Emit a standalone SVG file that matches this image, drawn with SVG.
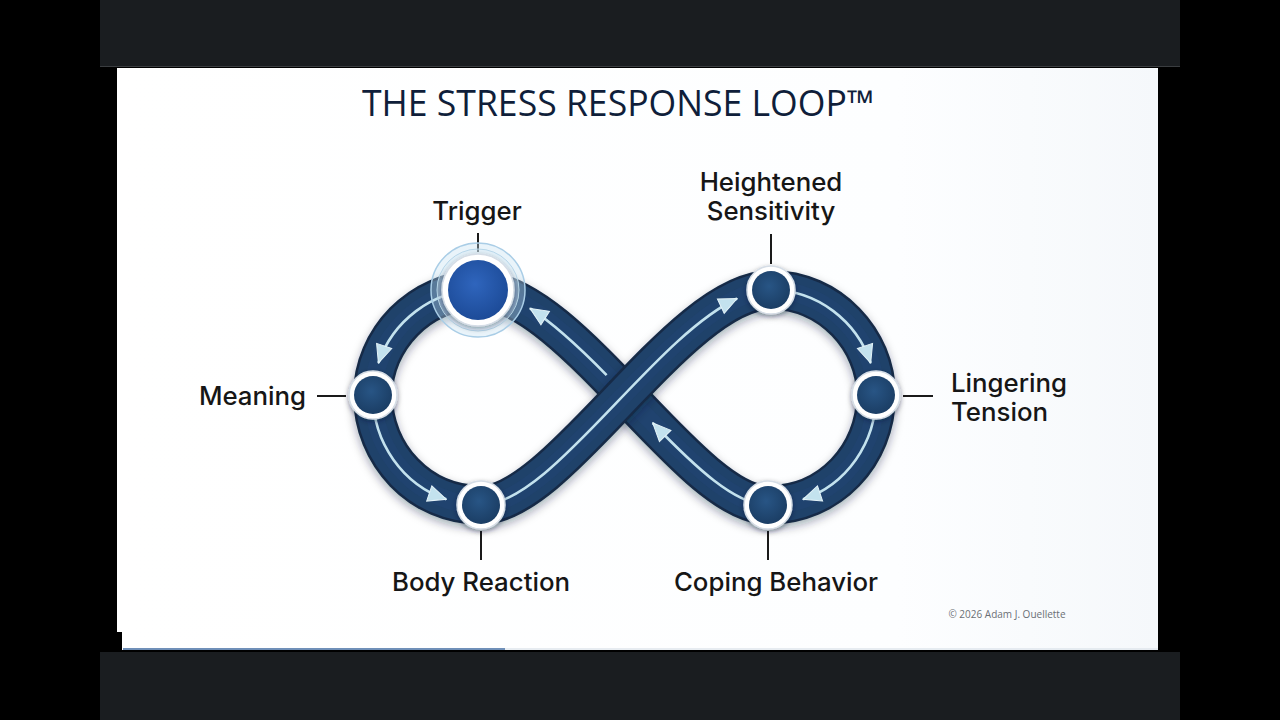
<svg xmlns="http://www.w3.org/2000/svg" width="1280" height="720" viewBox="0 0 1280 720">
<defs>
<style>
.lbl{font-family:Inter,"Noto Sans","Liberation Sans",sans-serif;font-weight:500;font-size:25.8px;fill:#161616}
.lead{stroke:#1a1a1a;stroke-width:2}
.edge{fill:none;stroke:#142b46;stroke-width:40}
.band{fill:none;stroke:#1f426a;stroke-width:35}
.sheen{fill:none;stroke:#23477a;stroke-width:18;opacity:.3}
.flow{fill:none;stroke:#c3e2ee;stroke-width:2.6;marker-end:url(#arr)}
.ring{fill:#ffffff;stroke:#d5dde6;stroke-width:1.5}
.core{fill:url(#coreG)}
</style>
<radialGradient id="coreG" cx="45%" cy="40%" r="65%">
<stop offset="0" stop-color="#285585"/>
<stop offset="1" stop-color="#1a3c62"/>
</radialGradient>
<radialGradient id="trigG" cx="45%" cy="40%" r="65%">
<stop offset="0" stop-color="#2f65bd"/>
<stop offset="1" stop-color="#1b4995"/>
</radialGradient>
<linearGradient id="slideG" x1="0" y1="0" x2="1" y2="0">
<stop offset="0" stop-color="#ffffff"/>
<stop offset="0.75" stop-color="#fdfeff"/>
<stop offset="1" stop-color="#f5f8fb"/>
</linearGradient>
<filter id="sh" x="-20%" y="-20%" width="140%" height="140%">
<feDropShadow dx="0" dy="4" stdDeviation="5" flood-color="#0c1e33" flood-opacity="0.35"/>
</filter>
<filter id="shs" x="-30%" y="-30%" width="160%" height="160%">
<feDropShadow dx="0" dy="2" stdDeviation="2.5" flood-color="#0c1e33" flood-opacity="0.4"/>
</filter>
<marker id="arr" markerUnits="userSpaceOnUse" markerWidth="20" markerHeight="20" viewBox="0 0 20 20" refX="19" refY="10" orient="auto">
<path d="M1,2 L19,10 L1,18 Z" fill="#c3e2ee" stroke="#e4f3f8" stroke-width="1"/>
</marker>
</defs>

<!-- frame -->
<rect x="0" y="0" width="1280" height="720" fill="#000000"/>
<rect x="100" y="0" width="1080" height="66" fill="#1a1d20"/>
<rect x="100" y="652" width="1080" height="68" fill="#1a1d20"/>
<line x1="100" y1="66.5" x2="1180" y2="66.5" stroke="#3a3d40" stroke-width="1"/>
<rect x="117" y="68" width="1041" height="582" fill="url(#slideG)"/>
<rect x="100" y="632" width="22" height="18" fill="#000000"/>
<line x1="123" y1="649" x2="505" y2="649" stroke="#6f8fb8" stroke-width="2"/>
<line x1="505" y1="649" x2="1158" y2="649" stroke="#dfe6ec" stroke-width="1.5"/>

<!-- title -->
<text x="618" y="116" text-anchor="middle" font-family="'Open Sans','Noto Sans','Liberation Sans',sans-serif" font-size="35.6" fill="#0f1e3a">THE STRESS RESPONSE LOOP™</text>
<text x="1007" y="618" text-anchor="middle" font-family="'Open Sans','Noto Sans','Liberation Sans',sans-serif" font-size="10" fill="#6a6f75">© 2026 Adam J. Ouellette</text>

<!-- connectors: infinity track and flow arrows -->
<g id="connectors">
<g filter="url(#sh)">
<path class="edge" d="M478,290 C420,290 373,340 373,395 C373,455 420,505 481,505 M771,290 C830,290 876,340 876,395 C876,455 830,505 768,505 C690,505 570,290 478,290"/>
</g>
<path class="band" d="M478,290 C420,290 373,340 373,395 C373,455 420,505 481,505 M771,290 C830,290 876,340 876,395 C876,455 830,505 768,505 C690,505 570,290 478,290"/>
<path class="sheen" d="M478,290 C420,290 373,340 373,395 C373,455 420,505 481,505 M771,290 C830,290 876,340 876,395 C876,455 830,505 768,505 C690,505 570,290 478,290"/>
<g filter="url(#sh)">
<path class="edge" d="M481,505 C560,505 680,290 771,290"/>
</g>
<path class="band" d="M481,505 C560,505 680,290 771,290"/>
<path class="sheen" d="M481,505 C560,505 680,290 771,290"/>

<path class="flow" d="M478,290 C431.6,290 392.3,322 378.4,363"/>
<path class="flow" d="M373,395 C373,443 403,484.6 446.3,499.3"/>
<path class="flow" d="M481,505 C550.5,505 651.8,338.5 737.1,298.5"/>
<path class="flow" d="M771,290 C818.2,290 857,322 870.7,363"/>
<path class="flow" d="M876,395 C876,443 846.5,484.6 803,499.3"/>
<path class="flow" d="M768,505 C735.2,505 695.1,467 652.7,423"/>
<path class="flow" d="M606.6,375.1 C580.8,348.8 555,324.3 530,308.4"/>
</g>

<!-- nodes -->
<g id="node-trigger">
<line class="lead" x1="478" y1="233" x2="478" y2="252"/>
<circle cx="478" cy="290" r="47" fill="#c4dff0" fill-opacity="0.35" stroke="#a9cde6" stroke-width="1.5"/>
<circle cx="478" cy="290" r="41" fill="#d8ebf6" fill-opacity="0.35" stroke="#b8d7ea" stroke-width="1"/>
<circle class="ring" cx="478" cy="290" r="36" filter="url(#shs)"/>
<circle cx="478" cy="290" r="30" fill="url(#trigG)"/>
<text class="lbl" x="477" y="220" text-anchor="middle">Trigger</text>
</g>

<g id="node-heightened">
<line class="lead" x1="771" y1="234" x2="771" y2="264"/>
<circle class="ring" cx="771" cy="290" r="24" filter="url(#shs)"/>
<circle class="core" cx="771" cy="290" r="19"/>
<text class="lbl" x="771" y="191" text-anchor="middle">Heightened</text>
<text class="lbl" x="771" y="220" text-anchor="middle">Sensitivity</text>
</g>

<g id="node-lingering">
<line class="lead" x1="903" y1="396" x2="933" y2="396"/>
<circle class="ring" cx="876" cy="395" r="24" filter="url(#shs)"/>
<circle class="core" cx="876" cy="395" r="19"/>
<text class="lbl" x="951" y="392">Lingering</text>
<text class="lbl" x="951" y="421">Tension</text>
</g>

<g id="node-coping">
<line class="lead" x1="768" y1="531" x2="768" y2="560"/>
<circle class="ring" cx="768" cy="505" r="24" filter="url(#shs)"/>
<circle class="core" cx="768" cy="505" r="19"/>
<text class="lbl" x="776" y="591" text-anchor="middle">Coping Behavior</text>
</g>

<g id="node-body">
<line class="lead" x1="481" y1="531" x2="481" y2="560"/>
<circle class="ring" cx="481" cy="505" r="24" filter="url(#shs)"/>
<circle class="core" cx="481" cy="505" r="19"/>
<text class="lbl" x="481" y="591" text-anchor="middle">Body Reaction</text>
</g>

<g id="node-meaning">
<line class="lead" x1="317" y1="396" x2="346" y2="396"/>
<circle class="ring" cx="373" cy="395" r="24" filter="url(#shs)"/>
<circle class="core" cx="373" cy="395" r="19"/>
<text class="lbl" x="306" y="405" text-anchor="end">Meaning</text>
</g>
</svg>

STATED GOAL – Keep the pictures out of the copy and write out the data exactly as it stands.

TASK RESPONSE –
Emit a standalone SVG file that matches this image, drawn with SVG.
<svg xmlns="http://www.w3.org/2000/svg" width="1280" height="720" viewBox="0 0 1280 720">
<defs>
<style>
.lbl{font-family:Inter,"Noto Sans","Liberation Sans",sans-serif;font-weight:500;font-size:25.8px;fill:#161616}
.lead{stroke:#1a1a1a;stroke-width:2}
.edge{fill:none;stroke:#142b46;stroke-width:40}
.band{fill:none;stroke:#1f426a;stroke-width:35}
.sheen{fill:none;stroke:#23477a;stroke-width:18;opacity:.3}
.flow{fill:none;stroke:#c3e2ee;stroke-width:2.6;marker-end:url(#arr)}
.ring{fill:#ffffff;stroke:#d5dde6;stroke-width:1.5}
.core{fill:url(#coreG)}
</style>
<radialGradient id="coreG" cx="45%" cy="40%" r="65%">
<stop offset="0" stop-color="#285585"/>
<stop offset="1" stop-color="#1a3c62"/>
</radialGradient>
<radialGradient id="trigG" cx="45%" cy="40%" r="65%">
<stop offset="0" stop-color="#2f65bd"/>
<stop offset="1" stop-color="#1b4995"/>
</radialGradient>
<linearGradient id="slideG" x1="0" y1="0" x2="1" y2="0">
<stop offset="0" stop-color="#ffffff"/>
<stop offset="0.75" stop-color="#fdfeff"/>
<stop offset="1" stop-color="#f5f8fb"/>
</linearGradient>
<filter id="sh" x="-20%" y="-20%" width="140%" height="140%">
<feDropShadow dx="0" dy="4" stdDeviation="5" flood-color="#0c1e33" flood-opacity="0.35"/>
</filter>
<filter id="shs" x="-30%" y="-30%" width="160%" height="160%">
<feDropShadow dx="0" dy="2" stdDeviation="2.5" flood-color="#0c1e33" flood-opacity="0.4"/>
</filter>
<marker id="arr" markerUnits="userSpaceOnUse" markerWidth="20" markerHeight="20" viewBox="0 0 20 20" refX="19" refY="10" orient="auto">
<path d="M1,2 L19,10 L1,18 Z" fill="#c3e2ee" stroke="#e4f3f8" stroke-width="1"/>
</marker>
</defs>

<!-- frame -->
<rect x="0" y="0" width="1280" height="720" fill="#000000"/>
<rect x="100" y="0" width="1080" height="66" fill="#1a1d20"/>
<rect x="100" y="652" width="1080" height="68" fill="#1a1d20"/>
<line x1="100" y1="66.5" x2="1180" y2="66.5" stroke="#3a3d40" stroke-width="1"/>
<rect x="117" y="68" width="1041" height="582" fill="url(#slideG)"/>
<rect x="100" y="632" width="22" height="18" fill="#000000"/>
<line x1="123" y1="649" x2="505" y2="649" stroke="#6f8fb8" stroke-width="2"/>
<line x1="505" y1="649" x2="1158" y2="649" stroke="#dfe6ec" stroke-width="1.5"/>

<!-- title -->
<text x="618" y="116" text-anchor="middle" font-family="'Open Sans','Noto Sans','Liberation Sans',sans-serif" font-size="35.6" fill="#0f1e3a">THE STRESS RESPONSE LOOP™</text>
<text x="1007" y="618" text-anchor="middle" font-family="'Open Sans','Noto Sans','Liberation Sans',sans-serif" font-size="10" fill="#6a6f75">© 2026 Adam J. Ouellette</text>

<!-- connectors: infinity track and flow arrows -->
<g id="connectors">
<g filter="url(#sh)">
<path class="edge" d="M478,290 C420,290 373,340 373,395 C373,455 420,505 481,505 M771,290 C830,290 876,340 876,395 C876,455 830,505 768,505 C690,505 570,290 478,290"/>
</g>
<path class="band" d="M478,290 C420,290 373,340 373,395 C373,455 420,505 481,505 M771,290 C830,290 876,340 876,395 C876,455 830,505 768,505 C690,505 570,290 478,290"/>
<path class="sheen" d="M478,290 C420,290 373,340 373,395 C373,455 420,505 481,505 M771,290 C830,290 876,340 876,395 C876,455 830,505 768,505 C690,505 570,290 478,290"/>
<g filter="url(#sh)">
<path class="edge" d="M481,505 C560,505 680,290 771,290"/>
</g>
<path class="band" d="M481,505 C560,505 680,290 771,290"/>
<path class="sheen" d="M481,505 C560,505 680,290 771,290"/>

<path class="flow" d="M478,290 C431.6,290 392.3,322 378.4,363"/>
<path class="flow" d="M373,395 C373,443 403,484.6 446.3,499.3"/>
<path class="flow" d="M481,505 C550.5,505 651.8,338.5 737.1,298.5"/>
<path class="flow" d="M771,290 C818.2,290 857,322 870.7,363"/>
<path class="flow" d="M876,395 C876,443 846.5,484.6 803,499.3"/>
<path class="flow" d="M768,505 C735.2,505 695.1,467 652.7,423"/>
<path class="flow" d="M606.6,375.1 C580.8,348.8 555,324.3 530,308.4"/>
</g>

<!-- nodes -->
<g id="node-trigger">
<line class="lead" x1="478" y1="233" x2="478" y2="252"/>
<circle cx="478" cy="290" r="47" fill="#c4dff0" fill-opacity="0.35" stroke="#a9cde6" stroke-width="1.5"/>
<circle cx="478" cy="290" r="41" fill="#d8ebf6" fill-opacity="0.35" stroke="#b8d7ea" stroke-width="1"/>
<circle class="ring" cx="478" cy="290" r="36" filter="url(#shs)"/>
<circle cx="478" cy="290" r="30" fill="url(#trigG)"/>
<text class="lbl" x="477" y="220" text-anchor="middle">Trigger</text>
</g>

<g id="node-heightened">
<line class="lead" x1="771" y1="234" x2="771" y2="264"/>
<circle class="ring" cx="771" cy="290" r="24" filter="url(#shs)"/>
<circle class="core" cx="771" cy="290" r="19"/>
<text class="lbl" x="771" y="191" text-anchor="middle">Heightened</text>
<text class="lbl" x="771" y="220" text-anchor="middle">Sensitivity</text>
</g>

<g id="node-lingering">
<line class="lead" x1="903" y1="396" x2="933" y2="396"/>
<circle class="ring" cx="876" cy="395" r="24" filter="url(#shs)"/>
<circle class="core" cx="876" cy="395" r="19"/>
<text class="lbl" x="951" y="392">Lingering</text>
<text class="lbl" x="951" y="421">Tension</text>
</g>

<g id="node-coping">
<line class="lead" x1="768" y1="531" x2="768" y2="560"/>
<circle class="ring" cx="768" cy="505" r="24" filter="url(#shs)"/>
<circle class="core" cx="768" cy="505" r="19"/>
<text class="lbl" x="776" y="591" text-anchor="middle">Coping Behavior</text>
</g>

<g id="node-body">
<line class="lead" x1="481" y1="531" x2="481" y2="560"/>
<circle class="ring" cx="481" cy="505" r="24" filter="url(#shs)"/>
<circle class="core" cx="481" cy="505" r="19"/>
<text class="lbl" x="481" y="591" text-anchor="middle">Body Reaction</text>
</g>

<g id="node-meaning">
<line class="lead" x1="317" y1="396" x2="346" y2="396"/>
<circle class="ring" cx="373" cy="395" r="24" filter="url(#shs)"/>
<circle class="core" cx="373" cy="395" r="19"/>
<text class="lbl" x="306" y="405" text-anchor="end">Meaning</text>
</g>
</svg>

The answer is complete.